#### DIRECTIVE:
Return the lines where the word "this" occurs.

#### GIVEN ENTRIES:
____________

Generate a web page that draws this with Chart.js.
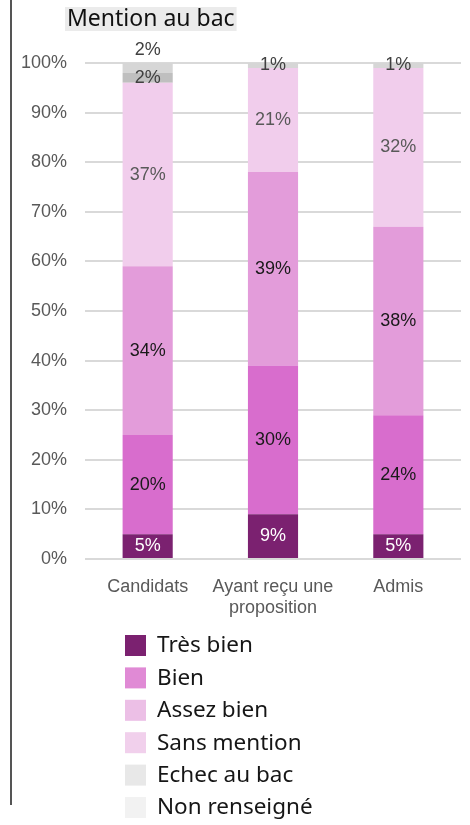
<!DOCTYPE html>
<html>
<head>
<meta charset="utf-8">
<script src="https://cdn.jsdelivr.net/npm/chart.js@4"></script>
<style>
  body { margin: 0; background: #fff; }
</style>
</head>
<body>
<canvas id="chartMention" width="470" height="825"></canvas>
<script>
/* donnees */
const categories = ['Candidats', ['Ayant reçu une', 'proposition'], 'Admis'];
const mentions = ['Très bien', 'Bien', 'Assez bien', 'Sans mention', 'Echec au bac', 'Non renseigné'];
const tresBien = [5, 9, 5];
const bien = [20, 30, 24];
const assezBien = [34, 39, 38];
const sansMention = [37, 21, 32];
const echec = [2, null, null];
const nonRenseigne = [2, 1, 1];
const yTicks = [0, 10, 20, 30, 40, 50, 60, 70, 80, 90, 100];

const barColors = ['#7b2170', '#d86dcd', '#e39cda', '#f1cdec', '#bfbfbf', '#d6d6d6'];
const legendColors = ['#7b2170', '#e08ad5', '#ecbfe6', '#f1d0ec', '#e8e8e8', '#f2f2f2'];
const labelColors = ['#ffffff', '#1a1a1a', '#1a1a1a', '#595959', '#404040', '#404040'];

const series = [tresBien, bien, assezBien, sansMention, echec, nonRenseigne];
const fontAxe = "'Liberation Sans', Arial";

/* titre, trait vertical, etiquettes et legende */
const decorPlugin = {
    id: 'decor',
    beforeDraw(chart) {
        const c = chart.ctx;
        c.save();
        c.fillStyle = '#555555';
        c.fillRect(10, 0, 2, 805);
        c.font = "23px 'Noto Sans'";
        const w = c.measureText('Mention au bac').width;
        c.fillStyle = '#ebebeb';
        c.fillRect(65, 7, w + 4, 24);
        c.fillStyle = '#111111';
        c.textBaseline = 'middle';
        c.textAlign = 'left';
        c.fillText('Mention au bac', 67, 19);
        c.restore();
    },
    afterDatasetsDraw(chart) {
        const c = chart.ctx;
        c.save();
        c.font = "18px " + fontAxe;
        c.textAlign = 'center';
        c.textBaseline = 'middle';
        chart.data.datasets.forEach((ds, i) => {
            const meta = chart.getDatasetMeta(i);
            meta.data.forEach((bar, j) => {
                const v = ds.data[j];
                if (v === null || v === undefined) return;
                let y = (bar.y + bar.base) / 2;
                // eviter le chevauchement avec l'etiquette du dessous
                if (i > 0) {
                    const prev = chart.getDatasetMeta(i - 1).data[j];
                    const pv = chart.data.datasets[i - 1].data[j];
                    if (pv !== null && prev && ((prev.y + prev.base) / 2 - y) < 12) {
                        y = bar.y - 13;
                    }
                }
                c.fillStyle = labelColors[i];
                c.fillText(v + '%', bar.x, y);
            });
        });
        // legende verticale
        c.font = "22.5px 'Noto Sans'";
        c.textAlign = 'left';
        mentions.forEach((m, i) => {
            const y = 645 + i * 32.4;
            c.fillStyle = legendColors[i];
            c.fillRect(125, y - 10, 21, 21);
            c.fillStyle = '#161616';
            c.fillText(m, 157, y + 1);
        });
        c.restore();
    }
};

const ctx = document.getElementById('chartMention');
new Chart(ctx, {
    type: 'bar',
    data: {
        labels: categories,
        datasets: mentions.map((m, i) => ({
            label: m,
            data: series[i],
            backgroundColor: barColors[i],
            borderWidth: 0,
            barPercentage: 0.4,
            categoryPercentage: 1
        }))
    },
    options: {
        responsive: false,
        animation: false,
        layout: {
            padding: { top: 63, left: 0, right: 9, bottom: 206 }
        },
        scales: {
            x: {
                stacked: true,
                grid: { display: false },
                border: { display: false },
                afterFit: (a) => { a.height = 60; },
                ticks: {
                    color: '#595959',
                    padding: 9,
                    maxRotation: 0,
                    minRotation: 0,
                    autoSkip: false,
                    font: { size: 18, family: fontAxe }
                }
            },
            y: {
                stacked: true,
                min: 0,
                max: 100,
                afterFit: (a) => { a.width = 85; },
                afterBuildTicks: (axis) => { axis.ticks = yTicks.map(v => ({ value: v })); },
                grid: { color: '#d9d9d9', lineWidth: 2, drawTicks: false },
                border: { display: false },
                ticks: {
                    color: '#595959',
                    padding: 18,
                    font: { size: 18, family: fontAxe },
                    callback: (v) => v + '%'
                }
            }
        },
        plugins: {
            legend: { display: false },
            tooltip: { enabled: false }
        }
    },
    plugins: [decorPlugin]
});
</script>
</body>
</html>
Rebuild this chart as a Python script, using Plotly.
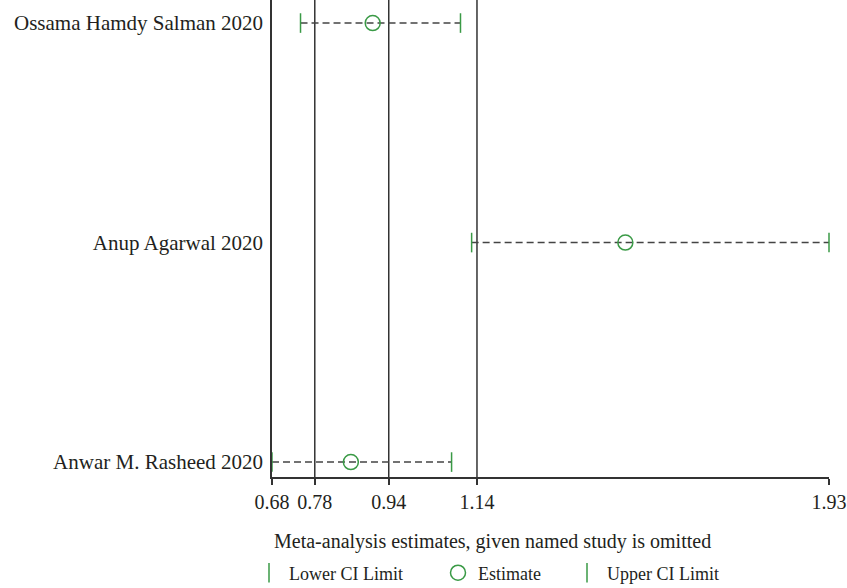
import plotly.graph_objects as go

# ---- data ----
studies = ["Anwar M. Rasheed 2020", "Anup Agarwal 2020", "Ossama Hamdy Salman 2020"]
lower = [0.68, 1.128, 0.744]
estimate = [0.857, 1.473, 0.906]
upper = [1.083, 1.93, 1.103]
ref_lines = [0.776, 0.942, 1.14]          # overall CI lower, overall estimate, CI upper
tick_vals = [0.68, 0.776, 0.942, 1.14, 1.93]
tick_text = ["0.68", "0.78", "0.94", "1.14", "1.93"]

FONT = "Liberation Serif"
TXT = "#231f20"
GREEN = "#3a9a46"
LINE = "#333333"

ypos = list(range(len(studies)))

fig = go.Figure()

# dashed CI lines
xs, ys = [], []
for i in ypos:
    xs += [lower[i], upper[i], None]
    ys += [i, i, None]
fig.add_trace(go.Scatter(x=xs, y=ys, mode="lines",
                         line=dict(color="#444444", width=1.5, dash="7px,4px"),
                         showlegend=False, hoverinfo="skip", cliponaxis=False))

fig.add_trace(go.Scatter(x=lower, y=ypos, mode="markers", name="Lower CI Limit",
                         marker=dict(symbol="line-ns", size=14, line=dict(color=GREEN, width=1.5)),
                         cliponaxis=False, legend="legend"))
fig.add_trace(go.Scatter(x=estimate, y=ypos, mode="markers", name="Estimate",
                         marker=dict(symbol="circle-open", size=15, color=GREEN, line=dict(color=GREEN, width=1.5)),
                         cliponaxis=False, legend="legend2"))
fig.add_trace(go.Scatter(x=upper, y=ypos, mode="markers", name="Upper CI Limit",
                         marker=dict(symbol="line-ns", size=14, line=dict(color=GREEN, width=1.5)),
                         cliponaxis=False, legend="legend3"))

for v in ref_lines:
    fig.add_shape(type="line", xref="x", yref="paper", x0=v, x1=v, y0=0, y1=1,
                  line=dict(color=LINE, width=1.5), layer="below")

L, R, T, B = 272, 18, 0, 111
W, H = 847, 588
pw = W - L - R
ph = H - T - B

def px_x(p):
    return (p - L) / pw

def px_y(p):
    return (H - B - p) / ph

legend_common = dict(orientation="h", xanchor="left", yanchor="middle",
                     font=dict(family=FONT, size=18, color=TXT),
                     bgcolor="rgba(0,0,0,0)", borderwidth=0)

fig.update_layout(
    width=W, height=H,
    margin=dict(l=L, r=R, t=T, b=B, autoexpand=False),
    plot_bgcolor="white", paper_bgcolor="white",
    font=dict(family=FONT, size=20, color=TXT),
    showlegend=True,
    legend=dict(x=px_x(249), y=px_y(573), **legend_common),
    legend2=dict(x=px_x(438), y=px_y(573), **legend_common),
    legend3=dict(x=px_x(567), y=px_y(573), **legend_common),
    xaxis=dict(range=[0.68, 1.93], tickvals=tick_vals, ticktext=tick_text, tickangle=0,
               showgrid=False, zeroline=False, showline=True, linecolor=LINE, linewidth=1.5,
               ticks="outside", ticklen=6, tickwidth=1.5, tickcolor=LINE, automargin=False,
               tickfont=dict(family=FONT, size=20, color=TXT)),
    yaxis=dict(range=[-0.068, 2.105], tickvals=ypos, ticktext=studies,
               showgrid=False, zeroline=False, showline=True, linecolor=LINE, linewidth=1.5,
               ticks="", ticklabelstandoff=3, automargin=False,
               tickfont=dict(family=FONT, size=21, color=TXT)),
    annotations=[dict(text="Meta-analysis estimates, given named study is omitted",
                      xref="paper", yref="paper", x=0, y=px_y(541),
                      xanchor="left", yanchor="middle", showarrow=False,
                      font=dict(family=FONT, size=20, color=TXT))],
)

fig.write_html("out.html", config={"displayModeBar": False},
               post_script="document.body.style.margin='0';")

____________

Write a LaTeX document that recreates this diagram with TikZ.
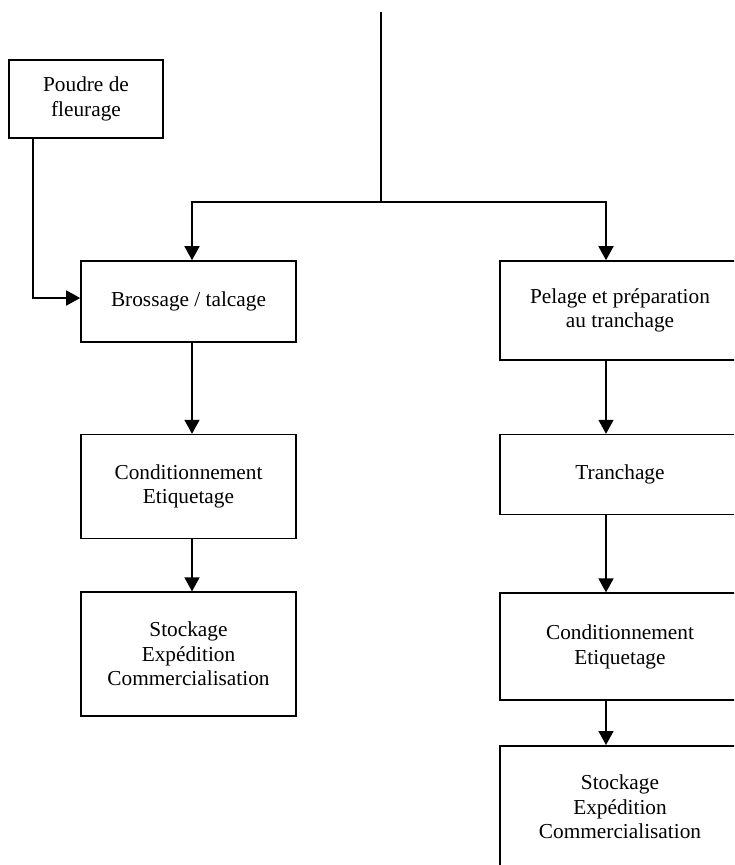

____________

#### COMPLETED EXERCISE:
Generate a web page that draws this with Chart.js.
Rebuild this chart as a Python script, using Plotly.
Write a LaTeX document that recreates this diagram with TikZ.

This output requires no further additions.